Going into the final day of the season, Rosen trailed Vernon in batting average, .333 to .336. But in his final at-bat, Rosen had a chance to win the batting title and thus, the triple crown. And the Tigers appeared willing to help him do it – or were making a mental lapse. The infielders were playing back to the grass. Coach Tony Cucinello pointed this out to Rosen, but he wanted to earn a batting title, not have it given to him.

Rosen hit a chopper to third baseman Jerry Priddy, who threw to Tigers first baseman/manager Fred Hutchinson. It was a close play, but umpire Hank Soar called Rosen out. It was Rosen’s last at-bat of the season. He finished at what was rounded off to .336.

“I missed the bag,” Rosen said later. “Soar called me out, and I’m glad he did. I wouldn’t sleep a night all winter if I knew I won the batting championship on a call I knew was wrong.”

Meanwhile, at Griffith Stadium, Vernon went 2-for-4, putting his average at .337. And then, with the game lost and the season drawing to a close, Vernon’s teammates made it a point to ensure he didn’t come up to bat again, hacking at bad pitches and running themselves out of innings. The game ended with Vernon in the on-deck circle – although another at-bat probably wouldn’t have made a difference.

It was the second season where Vernon hit over .300 – and in both seasons he did, he won batting titles. Rosen had to settle for being the first unanimous American League MVP.

In 1954, injuries hampered Rosen’s productivity as the Indians roared away to the pennant, winning what was then an American League record 111 games. Rosen was named the All-Star MVP, hitting two home runs in a game at Cleveland Stadium.

His productivity trailed off after that, and he retired following the 1956 season – after a falling-out with Greenberg, who was by then an executive with the Indians. Rosen was out of baseball for more than 20 years, working as a stockbroker – although he did serve as a hitting instructor for the Indians in spring training.
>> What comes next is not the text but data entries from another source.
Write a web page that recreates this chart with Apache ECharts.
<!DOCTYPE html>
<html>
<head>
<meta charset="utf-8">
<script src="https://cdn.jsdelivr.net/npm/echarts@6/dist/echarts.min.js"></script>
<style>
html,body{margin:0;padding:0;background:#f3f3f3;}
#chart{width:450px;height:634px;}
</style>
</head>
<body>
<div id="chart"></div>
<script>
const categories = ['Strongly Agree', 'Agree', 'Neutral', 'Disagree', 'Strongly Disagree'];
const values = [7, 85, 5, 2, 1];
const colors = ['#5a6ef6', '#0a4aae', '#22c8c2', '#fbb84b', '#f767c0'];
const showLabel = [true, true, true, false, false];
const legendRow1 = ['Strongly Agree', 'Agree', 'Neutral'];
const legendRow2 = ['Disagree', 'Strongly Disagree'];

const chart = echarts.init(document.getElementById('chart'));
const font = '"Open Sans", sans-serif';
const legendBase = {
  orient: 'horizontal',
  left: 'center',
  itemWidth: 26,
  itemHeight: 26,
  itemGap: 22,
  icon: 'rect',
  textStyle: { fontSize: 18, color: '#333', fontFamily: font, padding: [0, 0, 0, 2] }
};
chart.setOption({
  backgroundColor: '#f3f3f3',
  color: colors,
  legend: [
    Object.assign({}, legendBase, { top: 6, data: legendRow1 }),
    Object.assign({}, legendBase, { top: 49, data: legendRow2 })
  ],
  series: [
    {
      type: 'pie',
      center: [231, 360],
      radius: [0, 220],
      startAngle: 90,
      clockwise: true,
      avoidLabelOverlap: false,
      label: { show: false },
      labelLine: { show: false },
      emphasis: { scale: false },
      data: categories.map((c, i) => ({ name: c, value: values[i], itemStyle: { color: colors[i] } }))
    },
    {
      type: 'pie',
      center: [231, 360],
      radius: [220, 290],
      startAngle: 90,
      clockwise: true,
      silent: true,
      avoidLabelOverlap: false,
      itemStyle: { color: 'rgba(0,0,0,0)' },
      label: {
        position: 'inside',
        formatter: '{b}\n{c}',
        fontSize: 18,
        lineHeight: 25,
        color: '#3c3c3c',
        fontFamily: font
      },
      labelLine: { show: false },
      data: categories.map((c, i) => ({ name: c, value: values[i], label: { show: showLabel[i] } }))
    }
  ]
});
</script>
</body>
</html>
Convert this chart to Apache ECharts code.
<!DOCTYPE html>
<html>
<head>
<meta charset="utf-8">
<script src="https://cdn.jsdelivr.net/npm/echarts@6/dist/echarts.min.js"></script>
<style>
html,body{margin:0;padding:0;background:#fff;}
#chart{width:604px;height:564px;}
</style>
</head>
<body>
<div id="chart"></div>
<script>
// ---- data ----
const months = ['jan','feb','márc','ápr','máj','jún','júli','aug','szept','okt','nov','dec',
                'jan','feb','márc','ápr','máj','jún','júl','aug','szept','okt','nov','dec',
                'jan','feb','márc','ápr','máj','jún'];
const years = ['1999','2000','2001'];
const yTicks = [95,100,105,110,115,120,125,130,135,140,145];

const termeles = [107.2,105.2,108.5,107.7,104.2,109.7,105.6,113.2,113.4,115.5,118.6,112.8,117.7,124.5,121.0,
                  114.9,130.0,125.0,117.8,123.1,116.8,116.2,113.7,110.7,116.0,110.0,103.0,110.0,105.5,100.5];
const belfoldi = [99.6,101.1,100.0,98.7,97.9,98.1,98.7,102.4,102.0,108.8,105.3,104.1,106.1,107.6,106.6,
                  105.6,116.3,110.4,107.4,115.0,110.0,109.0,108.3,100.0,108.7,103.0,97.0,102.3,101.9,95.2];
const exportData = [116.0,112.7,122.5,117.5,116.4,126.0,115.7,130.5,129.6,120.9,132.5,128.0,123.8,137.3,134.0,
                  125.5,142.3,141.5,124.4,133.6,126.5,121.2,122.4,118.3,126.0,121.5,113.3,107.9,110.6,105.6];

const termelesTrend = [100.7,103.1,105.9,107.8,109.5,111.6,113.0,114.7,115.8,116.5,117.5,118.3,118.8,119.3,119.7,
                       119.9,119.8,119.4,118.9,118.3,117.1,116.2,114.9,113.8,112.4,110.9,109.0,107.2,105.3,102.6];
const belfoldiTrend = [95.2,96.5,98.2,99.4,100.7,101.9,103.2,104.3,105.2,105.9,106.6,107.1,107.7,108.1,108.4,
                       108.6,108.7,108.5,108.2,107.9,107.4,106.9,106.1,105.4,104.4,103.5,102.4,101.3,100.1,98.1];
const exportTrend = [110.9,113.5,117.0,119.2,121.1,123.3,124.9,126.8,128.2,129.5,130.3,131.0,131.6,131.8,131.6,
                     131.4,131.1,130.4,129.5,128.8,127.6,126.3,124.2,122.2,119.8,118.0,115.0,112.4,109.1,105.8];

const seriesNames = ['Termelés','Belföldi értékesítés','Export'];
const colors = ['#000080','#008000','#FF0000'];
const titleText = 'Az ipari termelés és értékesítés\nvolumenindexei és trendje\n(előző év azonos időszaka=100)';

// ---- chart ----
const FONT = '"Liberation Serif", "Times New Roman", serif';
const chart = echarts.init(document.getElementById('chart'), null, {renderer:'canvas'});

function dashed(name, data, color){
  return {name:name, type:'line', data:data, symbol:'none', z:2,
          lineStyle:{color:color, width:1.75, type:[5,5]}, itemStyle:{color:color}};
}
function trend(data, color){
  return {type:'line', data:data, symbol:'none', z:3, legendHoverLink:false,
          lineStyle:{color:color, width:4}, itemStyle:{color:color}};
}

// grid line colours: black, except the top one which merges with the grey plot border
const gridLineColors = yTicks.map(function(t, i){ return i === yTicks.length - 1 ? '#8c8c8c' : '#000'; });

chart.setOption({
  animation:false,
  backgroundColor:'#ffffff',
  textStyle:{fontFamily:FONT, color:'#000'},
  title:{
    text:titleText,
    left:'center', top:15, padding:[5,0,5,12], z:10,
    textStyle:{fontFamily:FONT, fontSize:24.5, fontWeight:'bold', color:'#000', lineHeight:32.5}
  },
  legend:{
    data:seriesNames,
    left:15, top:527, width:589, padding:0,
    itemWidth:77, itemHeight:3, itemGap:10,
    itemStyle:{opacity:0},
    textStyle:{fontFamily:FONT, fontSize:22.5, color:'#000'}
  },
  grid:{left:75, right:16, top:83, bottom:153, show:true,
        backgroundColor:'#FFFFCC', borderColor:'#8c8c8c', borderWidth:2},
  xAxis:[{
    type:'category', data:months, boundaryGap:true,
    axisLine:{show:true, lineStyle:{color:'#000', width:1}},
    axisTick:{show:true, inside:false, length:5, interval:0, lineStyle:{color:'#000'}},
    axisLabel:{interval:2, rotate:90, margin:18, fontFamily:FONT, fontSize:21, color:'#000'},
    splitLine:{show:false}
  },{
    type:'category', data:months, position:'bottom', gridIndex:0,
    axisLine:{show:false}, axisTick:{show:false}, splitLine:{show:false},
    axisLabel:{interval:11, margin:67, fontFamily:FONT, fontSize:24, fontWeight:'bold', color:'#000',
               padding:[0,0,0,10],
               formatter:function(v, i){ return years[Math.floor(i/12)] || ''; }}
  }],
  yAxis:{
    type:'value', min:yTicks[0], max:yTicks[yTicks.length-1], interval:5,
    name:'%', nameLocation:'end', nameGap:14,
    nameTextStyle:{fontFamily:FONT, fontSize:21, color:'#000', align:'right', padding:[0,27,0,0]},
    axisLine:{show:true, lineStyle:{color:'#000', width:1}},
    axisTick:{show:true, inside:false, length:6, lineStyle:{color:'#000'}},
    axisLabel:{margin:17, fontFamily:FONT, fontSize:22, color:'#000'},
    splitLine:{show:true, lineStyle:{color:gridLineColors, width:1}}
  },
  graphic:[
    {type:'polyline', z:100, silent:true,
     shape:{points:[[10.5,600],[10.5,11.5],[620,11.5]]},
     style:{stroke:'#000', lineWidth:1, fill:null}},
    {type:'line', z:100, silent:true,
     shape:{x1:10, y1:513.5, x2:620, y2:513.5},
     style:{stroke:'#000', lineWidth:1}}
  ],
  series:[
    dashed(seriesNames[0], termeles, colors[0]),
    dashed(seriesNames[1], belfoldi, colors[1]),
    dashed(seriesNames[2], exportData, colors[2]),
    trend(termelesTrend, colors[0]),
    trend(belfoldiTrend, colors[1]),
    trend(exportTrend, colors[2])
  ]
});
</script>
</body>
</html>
He was part of a partnership formed by Cleveland boy and shipbuilding scion George Steinbrenner to buy the Indians in 1973, but the deal fell through. After Steinbrenner bought the New York Yankees, he hired Rosen to serve as general manager in 1978, as the Yankees made their third straight World Series appearance and won their second straight Fall Classic.

He resigned a little more than a year later, as the Bronx Zoo became too much for him to take. He later served as general manager for the Houston Astros, spending five tumultuous years there, and the San Francisco Giants, where he helped build a team that ended up going to the World Series in 1989.

Rosen’s a member of the Jewish Sports Hall of Fame and the Indians Hall of Fame.

Photo: Sports Illustrated


  1. Tim

    The “Hebrew Hammer” is hardly indicative of it being a less enlightened time, considering that’s Ryan Braun’s nickname — or at least before Braun earned the nickname “Ron Popeil” after America’s king of juicing (it’ll catch on one of these days).